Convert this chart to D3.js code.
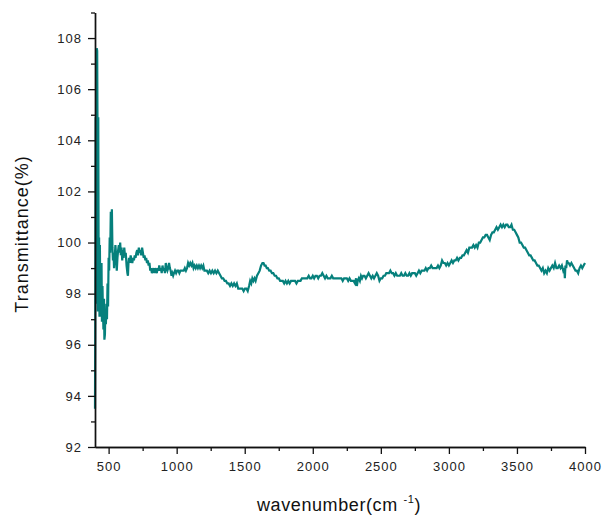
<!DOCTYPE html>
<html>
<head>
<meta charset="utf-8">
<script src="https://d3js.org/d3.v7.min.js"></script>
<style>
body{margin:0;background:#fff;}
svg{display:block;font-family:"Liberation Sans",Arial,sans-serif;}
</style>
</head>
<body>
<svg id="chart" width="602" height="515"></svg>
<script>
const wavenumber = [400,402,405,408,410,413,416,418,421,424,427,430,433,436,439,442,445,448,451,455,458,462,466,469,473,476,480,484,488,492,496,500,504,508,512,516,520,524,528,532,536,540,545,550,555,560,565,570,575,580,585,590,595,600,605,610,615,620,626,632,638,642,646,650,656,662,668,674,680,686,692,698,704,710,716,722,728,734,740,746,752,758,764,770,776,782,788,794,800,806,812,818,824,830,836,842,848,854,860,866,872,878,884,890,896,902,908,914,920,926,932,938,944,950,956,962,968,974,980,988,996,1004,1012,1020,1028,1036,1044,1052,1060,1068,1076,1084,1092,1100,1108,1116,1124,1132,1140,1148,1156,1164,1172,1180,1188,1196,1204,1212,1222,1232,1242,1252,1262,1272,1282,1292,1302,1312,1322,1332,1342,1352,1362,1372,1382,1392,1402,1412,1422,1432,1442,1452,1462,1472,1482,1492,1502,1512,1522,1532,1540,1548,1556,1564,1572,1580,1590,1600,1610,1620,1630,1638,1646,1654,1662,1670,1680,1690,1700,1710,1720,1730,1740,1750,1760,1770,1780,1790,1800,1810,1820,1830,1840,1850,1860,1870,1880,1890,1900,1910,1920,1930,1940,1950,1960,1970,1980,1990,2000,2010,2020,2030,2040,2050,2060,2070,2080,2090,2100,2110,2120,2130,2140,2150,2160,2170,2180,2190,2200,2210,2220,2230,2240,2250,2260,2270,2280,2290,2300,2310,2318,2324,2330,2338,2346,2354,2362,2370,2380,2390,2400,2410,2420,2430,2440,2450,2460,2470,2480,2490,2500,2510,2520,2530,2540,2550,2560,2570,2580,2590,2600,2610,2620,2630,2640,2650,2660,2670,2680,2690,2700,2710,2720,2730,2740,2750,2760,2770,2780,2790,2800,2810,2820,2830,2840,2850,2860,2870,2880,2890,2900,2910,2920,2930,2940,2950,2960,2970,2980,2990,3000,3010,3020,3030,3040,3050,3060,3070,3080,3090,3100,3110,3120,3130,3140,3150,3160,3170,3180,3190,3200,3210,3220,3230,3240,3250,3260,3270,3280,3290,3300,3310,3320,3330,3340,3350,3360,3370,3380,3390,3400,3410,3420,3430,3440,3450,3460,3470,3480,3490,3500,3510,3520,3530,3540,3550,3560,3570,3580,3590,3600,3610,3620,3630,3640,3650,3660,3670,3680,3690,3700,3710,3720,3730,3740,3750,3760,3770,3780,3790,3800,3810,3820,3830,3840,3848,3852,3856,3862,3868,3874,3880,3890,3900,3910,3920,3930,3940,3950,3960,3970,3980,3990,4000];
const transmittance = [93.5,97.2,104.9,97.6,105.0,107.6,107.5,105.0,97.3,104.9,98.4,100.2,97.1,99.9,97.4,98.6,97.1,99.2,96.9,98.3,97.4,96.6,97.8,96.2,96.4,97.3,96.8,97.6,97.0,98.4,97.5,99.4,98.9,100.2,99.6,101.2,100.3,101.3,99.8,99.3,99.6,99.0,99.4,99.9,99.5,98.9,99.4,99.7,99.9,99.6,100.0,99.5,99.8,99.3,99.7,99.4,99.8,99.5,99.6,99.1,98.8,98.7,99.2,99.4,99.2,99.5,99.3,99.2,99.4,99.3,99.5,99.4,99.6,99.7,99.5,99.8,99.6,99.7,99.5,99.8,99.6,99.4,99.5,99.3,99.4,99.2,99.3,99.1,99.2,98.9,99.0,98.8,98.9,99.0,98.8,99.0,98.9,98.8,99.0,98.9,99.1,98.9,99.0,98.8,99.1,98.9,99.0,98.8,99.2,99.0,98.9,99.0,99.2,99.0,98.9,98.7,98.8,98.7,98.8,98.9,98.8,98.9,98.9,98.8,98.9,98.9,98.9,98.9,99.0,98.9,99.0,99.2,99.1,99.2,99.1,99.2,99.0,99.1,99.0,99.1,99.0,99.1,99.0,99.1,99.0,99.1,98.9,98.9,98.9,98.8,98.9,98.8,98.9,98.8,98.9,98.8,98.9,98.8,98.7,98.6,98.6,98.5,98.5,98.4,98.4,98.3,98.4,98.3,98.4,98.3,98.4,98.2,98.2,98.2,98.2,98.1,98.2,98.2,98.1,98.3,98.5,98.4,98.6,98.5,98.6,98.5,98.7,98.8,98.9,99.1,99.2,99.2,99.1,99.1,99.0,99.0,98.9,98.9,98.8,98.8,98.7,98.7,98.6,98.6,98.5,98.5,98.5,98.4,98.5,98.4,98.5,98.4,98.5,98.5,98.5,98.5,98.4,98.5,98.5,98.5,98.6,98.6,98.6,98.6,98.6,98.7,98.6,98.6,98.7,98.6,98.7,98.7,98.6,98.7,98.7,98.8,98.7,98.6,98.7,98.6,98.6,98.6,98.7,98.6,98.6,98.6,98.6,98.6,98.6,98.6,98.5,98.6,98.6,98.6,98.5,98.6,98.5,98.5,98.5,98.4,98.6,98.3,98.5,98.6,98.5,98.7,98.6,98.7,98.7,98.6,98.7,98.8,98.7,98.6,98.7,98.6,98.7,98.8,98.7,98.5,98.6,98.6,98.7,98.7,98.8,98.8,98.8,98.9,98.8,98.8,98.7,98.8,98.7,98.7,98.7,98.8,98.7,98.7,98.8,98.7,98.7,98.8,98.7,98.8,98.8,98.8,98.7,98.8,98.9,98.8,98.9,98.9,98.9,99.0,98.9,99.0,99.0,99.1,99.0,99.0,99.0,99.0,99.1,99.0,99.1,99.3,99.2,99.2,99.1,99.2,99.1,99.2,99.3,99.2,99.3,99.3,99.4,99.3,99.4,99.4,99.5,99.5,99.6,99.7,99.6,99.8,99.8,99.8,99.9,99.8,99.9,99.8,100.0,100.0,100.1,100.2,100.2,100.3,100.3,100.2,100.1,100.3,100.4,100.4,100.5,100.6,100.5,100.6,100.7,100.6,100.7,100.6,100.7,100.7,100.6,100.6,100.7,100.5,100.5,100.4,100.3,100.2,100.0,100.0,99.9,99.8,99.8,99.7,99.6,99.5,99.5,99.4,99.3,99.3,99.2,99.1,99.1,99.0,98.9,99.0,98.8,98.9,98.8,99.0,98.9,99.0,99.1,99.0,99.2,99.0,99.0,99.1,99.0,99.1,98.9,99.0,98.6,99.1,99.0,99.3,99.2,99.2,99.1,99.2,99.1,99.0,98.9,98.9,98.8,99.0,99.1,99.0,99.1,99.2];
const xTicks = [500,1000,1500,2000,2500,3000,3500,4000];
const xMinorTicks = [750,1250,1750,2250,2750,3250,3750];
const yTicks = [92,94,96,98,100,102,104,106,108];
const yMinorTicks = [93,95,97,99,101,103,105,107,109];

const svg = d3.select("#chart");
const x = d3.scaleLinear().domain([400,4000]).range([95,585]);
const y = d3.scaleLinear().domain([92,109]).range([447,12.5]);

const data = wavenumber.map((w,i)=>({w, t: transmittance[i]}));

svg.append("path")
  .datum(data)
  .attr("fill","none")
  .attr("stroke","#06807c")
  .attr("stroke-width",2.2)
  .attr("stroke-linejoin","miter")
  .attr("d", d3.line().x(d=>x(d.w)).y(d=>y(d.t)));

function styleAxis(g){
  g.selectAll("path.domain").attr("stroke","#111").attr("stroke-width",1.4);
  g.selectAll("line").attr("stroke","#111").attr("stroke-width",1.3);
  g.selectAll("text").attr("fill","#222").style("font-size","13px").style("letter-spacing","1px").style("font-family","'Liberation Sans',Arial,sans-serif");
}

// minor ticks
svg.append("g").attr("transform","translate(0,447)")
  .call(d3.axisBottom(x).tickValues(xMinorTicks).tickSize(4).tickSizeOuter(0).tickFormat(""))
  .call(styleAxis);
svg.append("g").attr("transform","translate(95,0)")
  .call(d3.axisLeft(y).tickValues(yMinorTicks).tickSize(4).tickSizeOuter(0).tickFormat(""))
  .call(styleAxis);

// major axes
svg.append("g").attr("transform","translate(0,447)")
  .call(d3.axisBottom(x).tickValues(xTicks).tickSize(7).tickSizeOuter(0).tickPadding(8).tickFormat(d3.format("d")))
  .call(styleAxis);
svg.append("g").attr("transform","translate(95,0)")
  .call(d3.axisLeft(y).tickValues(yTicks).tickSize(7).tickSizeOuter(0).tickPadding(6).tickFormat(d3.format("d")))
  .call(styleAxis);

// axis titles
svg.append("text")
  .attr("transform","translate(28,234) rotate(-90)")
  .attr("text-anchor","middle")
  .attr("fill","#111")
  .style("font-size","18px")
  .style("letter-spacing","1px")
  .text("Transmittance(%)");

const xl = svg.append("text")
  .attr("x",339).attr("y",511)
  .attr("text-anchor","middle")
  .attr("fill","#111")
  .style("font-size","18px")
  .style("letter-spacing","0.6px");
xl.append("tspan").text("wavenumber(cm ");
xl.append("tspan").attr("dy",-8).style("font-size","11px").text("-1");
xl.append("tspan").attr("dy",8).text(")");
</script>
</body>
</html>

□ □ □ □ □ □ □

Copy out each line of the listing that holds "chart".

__WORKED ANSWER__:
Convert this chart to D3.js code.
<svg id="chart" width="602" height="515"></svg>
const svg = d3.select("#chart");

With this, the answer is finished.